Projeto de Gaspar Noé mostra retrato hipnótico e brutal da humanidade em delírio e colapso

Foto: Reorodução/Internet
Foto: Reorodução/Internet

Em mais uma edição da Sexta Cinéfila, mergulhamos em obras que desafiam convenções. Desta vez, o alvo é “Climax” (2018), de Gaspar Noé, um filme que sintetiza a obsessão do diretor pela libertação sensorial e pela decomposição da sanidade.

Lançado num contexto de crescente ansiedade global (ascensão da extrema-direita na Europa, crise migratória e tensões identitárias), Climax é um espelho distorcido de uma era à beira do colapso. Noé, conhecido por provocar tabus em Irreversible e Enter the Void, aqui atinge um equilíbrio brutal: mescla a estética agressiva com uma precisão coreográfica que o coloca entre os expoentes do cinema físico contemporâneo.

A obra representa uma dualidade fascinante: é simultaneamente uma celebração da dança como êxtase coletivo e um tratado sobre o fracasso da civilização. Filmado em apenas 15 dias, com um elenco majoritariamente de dançarinos não-atores, Climax mostra a evolução de Noé, que está menos dependente de choques gratuitos e mais focado na potência do corpo e do movimento como linguagem primordial.

Foto: Reprodução/Internet

A fotografia de Benoît Debie inunda a tela com vermelhos, azuis neon e verdes ácidos, evocando uma boate pós-apocalíptica. A câmera flutua como um espectro embriagado, com planos-sequência de tirar o fôlego. O primeiro, de 42 minutos, é uma aula de coreografia e caos controlado.

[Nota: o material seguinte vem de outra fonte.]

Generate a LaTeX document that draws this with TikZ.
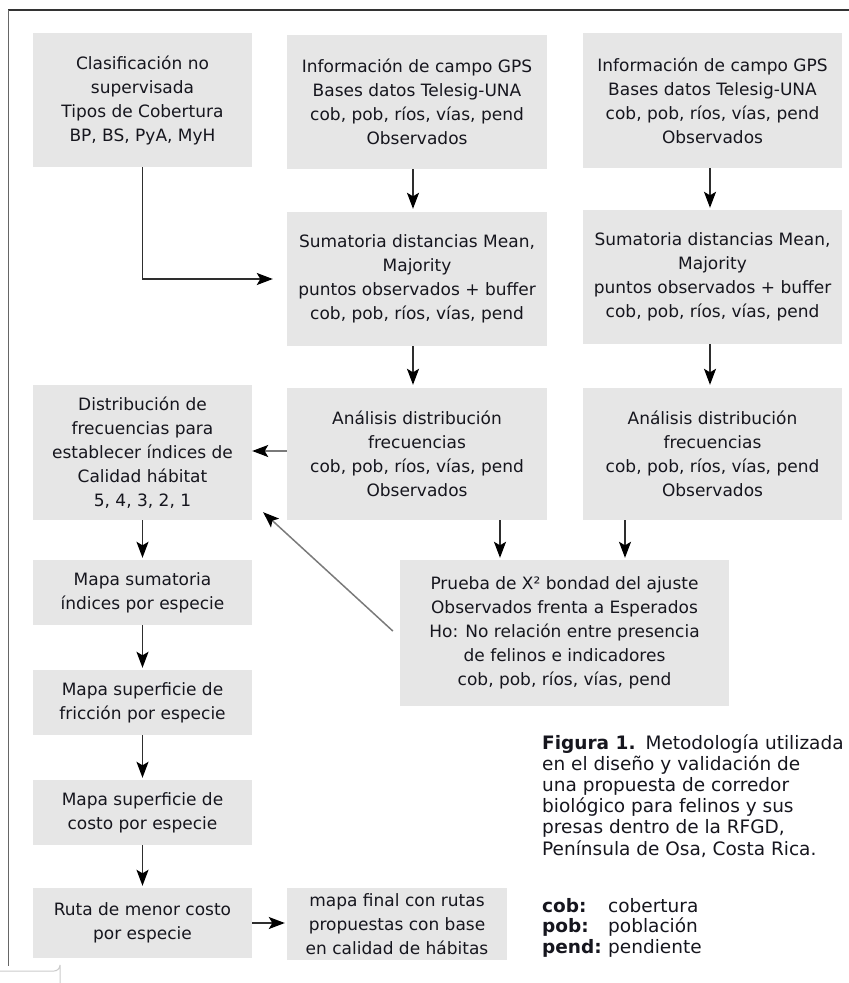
\documentclass[tikz,border=0pt]{standalone}
\usepackage{fontspec}
\setmainfont{DejaVu Sans}
\usetikzlibrary{arrows.meta}

\definecolor{boxfill}{HTML}{E6E6E6}
\definecolor{inktext}{HTML}{16161E}
\definecolor{shaft}{HTML}{2E2E2E}
\definecolor{softshaft}{HTML}{7A7A7A}

\tikzset{
  box/.style={fill=boxfill, draw=none, inner sep=0pt, align=center,
    text=inktext, font=\fontsize{17}{24}\selectfont},
  wide/.style={box, minimum width=260pt},
  narrow/.style={box, minimum width=219pt},
  flow/.style={draw=shaft, line width=1.5pt,
    -{Stealth[length=16pt,width=12pt,inset=3.5pt,color=black]}},
  softflow/.style={flow, draw=softshaft}
}

\begin{document}
\begin{tikzpicture}[x=1pt,y=-1pt]
  \fill[white] (0,0) rectangle (849,983);
  \useasboundingbox (0,0) rectangle (849,983);

  % page frame
  \draw[draw=black!80, line width=2pt] (8,9.5) -- (849,9.5);
  \draw[draw=black!60, line width=1.3pt] (8.5,9.5) -- (8.5,966);
  \draw[draw=black!20, line width=1pt] (0,971) -- (54,971) arc[start angle=90, end angle=0, radius=6] -- (60,983);

  % top row
  \node[narrow, minimum height=134pt] (clas) at (142.5,100)
    {Clasificación no\\supervisada\\Tipos de Cobertura\\BP, BS, PyA, MyH};
  \node[wide, minimum height=134pt] (info1) at (417,102)
    {Información de campo GPS\\Bases datos Telesig-UNA\\cob, pob, ríos, vías, pend\\Observados};
  \node[box, minimum width=259pt, minimum height=135pt] (info2) at (712.5,100.5)
    {Información de campo GPS\\Bases datos Telesig-UNA\\cob, pob, ríos, vías, pend\\Observados};

  % second row
  \node[wide, minimum height=134pt] (sum1) at (417,279)
    {Sumatoria distancias Mean,\\Majority\\puntos observados + buffer\\cob, pob, ríos, vías, pend};
  \node[box, minimum width=259pt, minimum height=134pt] (sum2) at (712.5,277)
    {Sumatoria distancias Mean,\\Majority\\puntos observados + buffer\\cob, pob, ríos, vías, pend};

  % third row
  \node[narrow, minimum height=135pt] (dist) at (142.5,452.5)
    {Distribución de\\frecuencias para\\establecer índices de\\Calidad hábitat\\5, 4, 3, 2, 1};
  \node[wide, minimum height=132pt] (anal1) at (417,454)
    {Análisis distribución\\frecuencias\\cob, pob, ríos, vías, pend\\Observados};
  \node[box, minimum width=259pt, minimum height=132pt] (anal2) at (712.5,454)
    {Análisis distribución\\frecuencias\\cob, pob, ríos, vías, pend\\Observados};

  % chi-square test
  \node[box, minimum width=329pt, minimum height=146pt] (prueba) at (564.5,633)
    {Prueba de X² bondad del ajuste\\Observados frenta a Esperados\\Ho: No relación entre presencia\\de felinos e indicadores\\cob, pob, ríos, vías, pend};

  % left column
  \node[narrow, minimum height=65pt] (msum) at (142.5,592.5)
    {Mapa sumatoria\\índices por especie};
  \node[narrow, minimum height=65pt] (fric) at (142.5,702.5)
    {Mapa superficie de\\fricción por especie};
  \node[narrow, minimum height=65pt] (costo) at (142.5,812.5)
    {Mapa superficie de\\costo por especie};
  \node[narrow, minimum height=70pt] (ruta) at (142.5,923)
    {Ruta de menor costo\\por especie};
  \node[box, minimum width=220pt, minimum height=72pt] (final) at (397,924)
    {mapa final con rutas\\propuestas con base\\en calidad de hábitas};

  % connectors
  \draw[flow, shorten >=14pt] (clas.south) |- (sum1.west);
  \draw[flow, shorten >=3pt] ([xshift=-4pt]info1.south) -- ([xshift=-4pt]sum1.north);
  \draw[flow, shorten >=2pt] ([xshift=-2.5pt]info2.south) -- ([xshift=-2.5pt]sum2.north);
  \draw[flow, shorten >=3pt] ([xshift=-4pt]sum1.south) -- ([xshift=-4pt]anal1.north);
  \draw[flow, shorten >=3pt] ([xshift=-2.5pt]sum2.south) -- ([xshift=-2.5pt]anal2.north);
  \draw[softflow] (anal1.west |- 0,451) -- (dist.east |- 0,451);
  \draw[flow, shorten >=2pt] (anal1.south -| 500,0) -- (prueba.north -| 500,0);
  \draw[flow, shorten >=2pt] (anal2.south -| 625,0) -- (prueba.north -| 625,0);
  \coordinate (diagstart) at ([xshift=-7pt, yshift=2pt]prueba.west);
  \draw[softflow] (diagstart) -- ([xshift=11pt, yshift=8pt]dist.south east);
  \draw[flow, shorten >=2pt] (dist) -- (msum);
  \draw[flow, shorten >=2pt] (msum) -- (fric);
  \draw[flow, shorten >=2pt] (fric) -- (costo);
  \draw[flow, shorten >=2pt] (costo) -- (ruta);
  \draw[flow, shorten >=2pt] (ruta) -- (ruta -| final.west);

  % caption and legend
  \node[anchor=north west, inner sep=0pt, align=left, text=inktext,
        font=\fontsize{18.5}{21.2}\selectfont] (caption) at (542,734)
    {\textbf{Figura 1.}\hspace{10pt}Metodología utilizada\\
     en el diseño y validación de\\
     una propuesta de corredor\\
     biológico para felinos y sus\\
     presas dentro de la RFGD,\\
     Península de Osa, Costa Rica.};
  \node[anchor=north west, inner sep=0pt, align=left, text=inktext,
        font=\fontsize{18.5}{20.5}\selectfont] (legend) at (542,898)
    {\makebox[66pt][l]{\textbf{cob:}}cobertura\\
     \makebox[66pt][l]{\textbf{pob:}}población\\
     \makebox[66pt][l]{\textbf{pend:}}pendiente};
\end{tikzpicture}
\end{document}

A trilha sonora, uma mixagem de techno (Daft Punk, Aphex Twin), disco (Cerrone) e música árabe, cria um ritmo hipnótico. A sonoplastia distorce vozes e passos, simulando a desorientação do LSD. A edição, com cortes bruscos, rotações de tela e legendas provocativas (“Vida real é um sonho coletivo”), fragmenta a percepção. O filme começa pelo fim, depois retrocede, típico do non-linear noéano. O roteiro, quase inexistente, foi improvisado a partir de tópicos como racismo, homofobia e inveja, revelando tensões latentes.

Os 20 dançarinos, liderados por Sofia Boutella (ex-backup de Madonna), entregam performances cruas. A cena inicial, uma coreografia frenética ao som de “School Boy / Function” (DJ Sprinkles), é um êxtase de corpos sincronizados. Já a sequência do “sangue no chão”, onde a câmera gira 90 graus enquanto o pânico se instala, é um marco da cinematografia psicodélica. Curiosamente, Noé intoxicou a equipe com vinho durante as filmagens para capturar a desinibição real. O orçamento? Míseros €2.6 milhões.

O filme divide-se em dois atos: o primeiro, uma festa utópica; o segundo, um pesadelo tribal. Quando alguém adiciona LSD ao sangria, a narrativa desmorona junto com as mentes dos personagens. Não há heróis, apenas vítimas de seus próprios demônios. A dança, antes ritual de liberdade, vira guerra de instintos. O corpo, templo da arte, torna-se campo de batalha. O grupo multicultural (franceses, argelinos, russos) descamba em xenofobia e violência, questionando falácias da “harmonia diversa”. O salão de espelhos reflete identidades fragmentadas; as escadas para o porão simbolizam a descida ao inconsciente. A câmera subjetiva faz você sentir o pânico.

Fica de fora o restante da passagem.